By Brian Klaas
Special To The Washington Post
After caving on the shutdown, President Donald Trump continues to insist that American taxpayers shell out $5.7 billion for a border wall (or is it a fence?) that he promised would be paid for by Mexico. There are many reasons to oppose Trump’s quixotic demand for a wall, but the most straightforward one is also the simplest: It won’t work. Trump’s wall would be a gargantuan boondoggle, an ineffective and expensive barrier that would likely displace rather than deter illegal crossings and cross-border smuggling. And that $5.7 billion Trump is demanding could be put to much better use to actually secure the border.
In the past, Trump has boasted that he has won political support because people realize that he knows “more about this stuff than anybody” when it comes to border security.

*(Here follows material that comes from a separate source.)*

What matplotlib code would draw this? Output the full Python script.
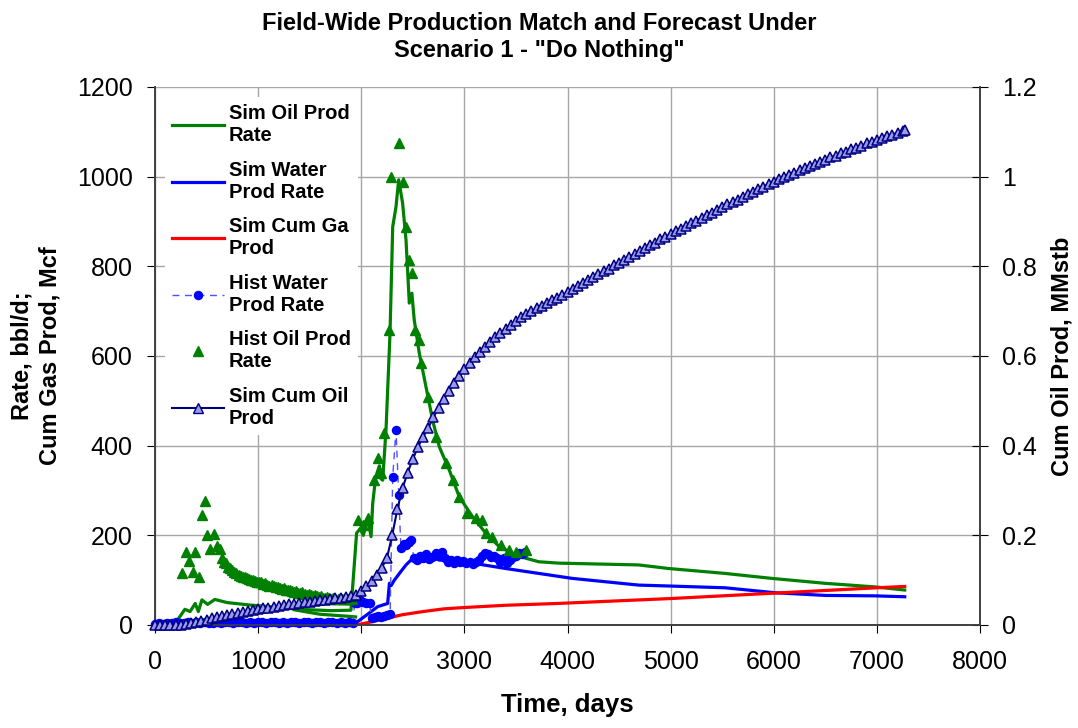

I suspect that Mike Vigil would beg to differ. Vigil served as the former head of international operations at the Drug Enforcement Administration. He spent three years as an undercover agent infiltrating drug cartels in Colombia and 13 years doing the same in Mexico. Vigil posed as a drug trafficker and won the confidence of drug lords. He nearly was killed taking down key players in the Guadalajara Cartel, the criminal network that murdered and tortured fellow DEA agent Kiki Camarena, one of Vigil’s friends. And then he oversaw all international narcotics operations for the largest anti-drug agency on the planet.
In short, he understands the world of traffickers on the southern border because he lived in it for decades. Trump often argues that the wall would stop drug trafficking. So I asked Vigil: Does he think that Trump’s wall would, in any way, limit the flow of drugs into the United States? He didn’t hesitate.

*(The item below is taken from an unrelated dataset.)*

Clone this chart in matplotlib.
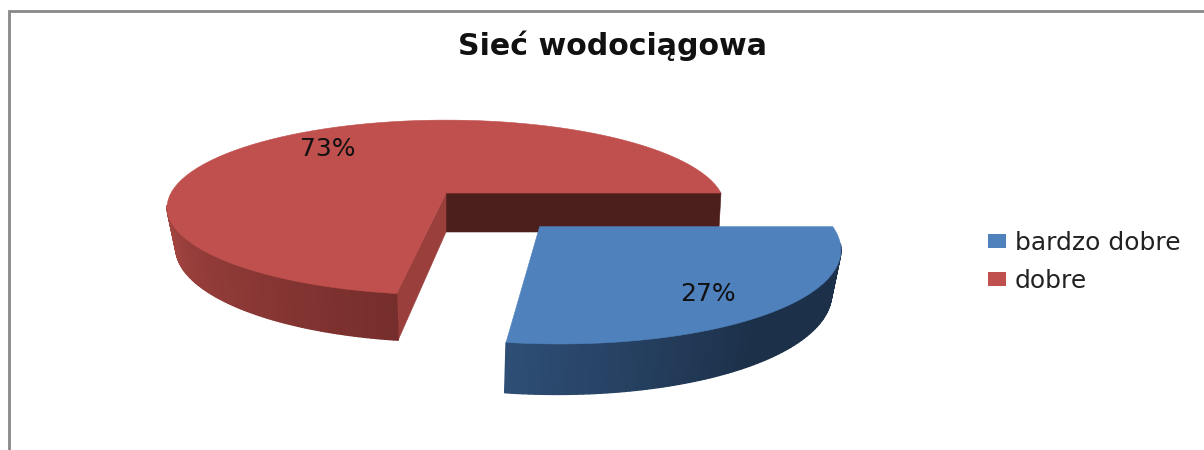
"""3-D exploded pie: Siec wodociagowa."""
import matplotlib
matplotlib.use("Agg")
import matplotlib.pyplot as plt
import numpy as np
from matplotlib.collections import PolyCollection
from matplotlib.colors import to_rgb
from matplotlib.patches import Patch

# --- data ---
TITLE = "Sieć wodociągowa"
CATEGORIES = ["bardzo dobre", "dobre"]
VALUES = [27.4, 72.6]
COLORS = ["#4F81BD", "#C0504D"]
TEXT_COLOR = "#111111"

# --- projection of the tilted disc onto the page (pixels) ---
CX, CY = 446, 193
RX, RY = 275, 85
PERSP = 0.166
HEIGHT = 39
TAPER_LEFT, TAPER_RIGHT = 0.032, 0.008
TAPER_BLUE = 0.024
EXPLODE = 0.49


def project(u, v, z=0.0, right=TAPER_RIGHT):
    u = np.asarray(u, dtype=float)
    w = 1 - PERSP * np.asarray(v)
    taper = np.where(u < 0, TAPER_LEFT, right)
    return CX + RX * u / (w * (1 + taper * z)), CY + (RY * v + HEIGHT * z) / w


def ring(start, end, z=0.0, du=0.0, dv=0.0, right=TAPER_RIGHT, n=90):
    t = np.radians(np.linspace(start, end, n))
    return project(du + np.cos(t), dv - np.sin(t), z, right)


def poly(ax, x, y, color, zorder):
    ax.fill(x, y, color=color, lw=0.4, zorder=zorder)


def side(ax, start, end, stops, du, dv, right, zorder):
    xt, yt = ring(start, end, 0, du, dv, right)
    xb, yb = ring(start, end, 1, du, dv, right)
    rgb = np.array([to_rgb(c) for c in stops[1]])
    quads, cols = [], []
    for i in range(len(xt) - 1):
        quads.append([(xt[i], yt[i]), (xt[i + 1], yt[i + 1]), (xb[i + 1], yb[i + 1]), (xb[i], yb[i])])
        f = i / (len(xt) - 2)
        cols.append([np.interp(f, stops[0], rgb[:, k]) for k in range(3)])
    ax.add_collection(PolyCollection(quads, facecolors=cols, edgecolors=cols, linewidths=1.0, zorder=zorder))


fig = plt.figure(figsize=(12.04, 4.5), dpi=100)
ax = fig.add_axes([0, 0, 1, 1])
ax.set_xlim(0, 1204)
ax.set_ylim(450, 0)
ax.axis("off")

# chart frame, only top and left survive in the crop
ax.plot([9, 9, 1204], [450, 10.5, 10.5], color="#888888", lw=2.0, solid_joinstyle="miter", zorder=1)

blue_deg = 360 * VALUES[0] / sum(VALUES)
red_end = 360 - blue_deg

# red slice, from 3 o'clock counter-clockwise
a = np.radians(red_end)
x0, y0 = project(0.0, 0.0)
x0b, y0b = project(0.0, 0.0, 1)
xa, ya = project(1.0, 0.0)
xab, yab = project(1.0, 0.0, 1)
xe, ye = project(np.cos(a), -np.sin(a))
xeb, yeb = project(np.cos(a), -np.sin(a), 1)
poly(ax, [x0, xa, xab, x0b], [y0, ya, yab, y0b], "#4C1F1D", 3)
poly(ax, [x0, xe, xeb, x0b], [y0, ye, yeb, y0b], "#9A3F3C", 3)
side(ax, 188, red_end, ([0, 0.35, 1], ["#AB4A45", "#953D3A", "#762E2C"]), 0, 0, TAPER_RIGHT, 4)
xr, yr = ring(0, red_end)
poly(ax, np.r_[x0, xr], np.r_[y0, yr], COLORS[1], 5)

# blue slice, pushed out along its bisector
mid = np.radians(red_end + blue_deg / 2)
du, dv = EXPLODE * np.cos(mid), -EXPLODE * np.sin(mid)
side(ax, red_end, 350, ([0, 0.5, 1], ["#2E4E75", "#1C3049", "#1C3049"]), du, dv, TAPER_BLUE, 6)
xb, yb = ring(red_end, 360, 0, du, dv)
xc, yc = project(du, dv)
poly(ax, np.r_[xc, xb], np.r_[yc, yb], COLORS[0], 7)

# percent labels
LABEL_R = [0.78, 0.72]
blue_label = mid - np.radians(3)
lx, ly = project(du + LABEL_R[0] * np.cos(blue_label), dv - LABEL_R[0] * np.sin(blue_label))
ax.text(lx, ly, f"{VALUES[0]:.0f}%", ha="center", va="center", fontsize=18, color=TEXT_COLOR, zorder=8)
m2 = np.radians(red_end / 2)
lx, ly = project(LABEL_R[1] * np.cos(m2), -LABEL_R[1] * np.sin(m2))
ax.text(lx, ly - 1, f"{VALUES[1]:.0f}%", ha="center", va="center", fontsize=18, color=TEXT_COLOR, zorder=8)

ax.text(613, 46, TITLE, ha="center", va="center", fontsize=21.6, fontweight="bold", color=TEXT_COLOR, zorder=8)

handles = [Patch(facecolor=c, edgecolor="none", label=n) for c, n in zip(COLORS, CATEGORIES)]
ax.legend(handles=handles, loc="center left", bbox_to_anchor=(988, 262), bbox_transform=ax.transData,
          frameon=False, fontsize=18, labelcolor="#222222", handlelength=0.72, handleheight=0.5,
          handletextpad=0.36, labelspacing=0.55, borderaxespad=0, borderpad=0)

fig.savefig("out.png", dpi=100)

“Why would you want to toss billions of dollars on a useless project that would have absolutely zero impact? Zero impact. … It’s not going to stop anything. They’ll tunnel. They’ll punch holes in it and put French doors with stained glass on that wall. They’ll fly over it” (with cheap drones).
In fact, in areas where barriers already exist — or where drug traffickers worry they’ll be detected by existing surveillance measures — the cartels have developed advanced tunnels. Those tunnels sometimes even include sophisticated rail systems. Some are powered by solar energy. Others have complex ventilation and air-filtration systems. They often originate inside private homes on one side of the border and pop up inside a house on the other side, making policing them difficult.
Vigil told me that some drug kingpins, such as the notorious Joaquín “El Chapo” Guzmán Loera, who is on trial in New York, even sent engineers to Europe to study cutting-edge strategies used in German tunneling. He explained that those investments have unfortunately paid off, creating an extensive underground smuggling network that would not be affected by the creation of a wall on the desert soil above.
“If you took a giant knife and you sliced across the 2,000-mile U.S.-Mexico border, it would look like a block of Swiss cheese because it’s riddled with tunnels,” he said.
That doesn’t mean that border security is a Sisyphean task and that we should give up on it. It’s essential for national security and humanitarian justice to ensure that the government can properly patrol the southern border. But the first question lawmakers must ask themselves when disbursing billions of dollars is will this be a cost-effective way to spend this money? With Trump’s wall, the answer is clearly a resounding “no.”
Additional funds for smart border security could help, though. Vigil points to a few possible solutions: drones, ground sensors that are unattended and better camera systems (to name just a few). But with all of them, border security requires more personnel, so agents can actually tackle the problems they detect. The starting base salary for a border agent is $40,511, so $5.7 billion would go a long way. And more money could also be spent on Coast Guard operations. Officials have said their resources are stretched so thin that they can pursue only 20 percent of the leads that are generated by intelligence.
Vigil supports these ideas, but he also thinks the solution needs to focus on the drivers of illegal flows across the border, be it drugs or people, that come from countries such as Honduras, El Salvador and Guatemala. “I would put some of that money to help these countries combat this scourge that is afflicting their nations. Build up the judiciary, train the security forces, and that would go a long way.”
There are smart and stupid ways to approach border security. Trump’s wall is the stupid way. In negotiations with the White House, House Democrats should make that clear and explain why their plan will secure the border more effectively and at lower cost.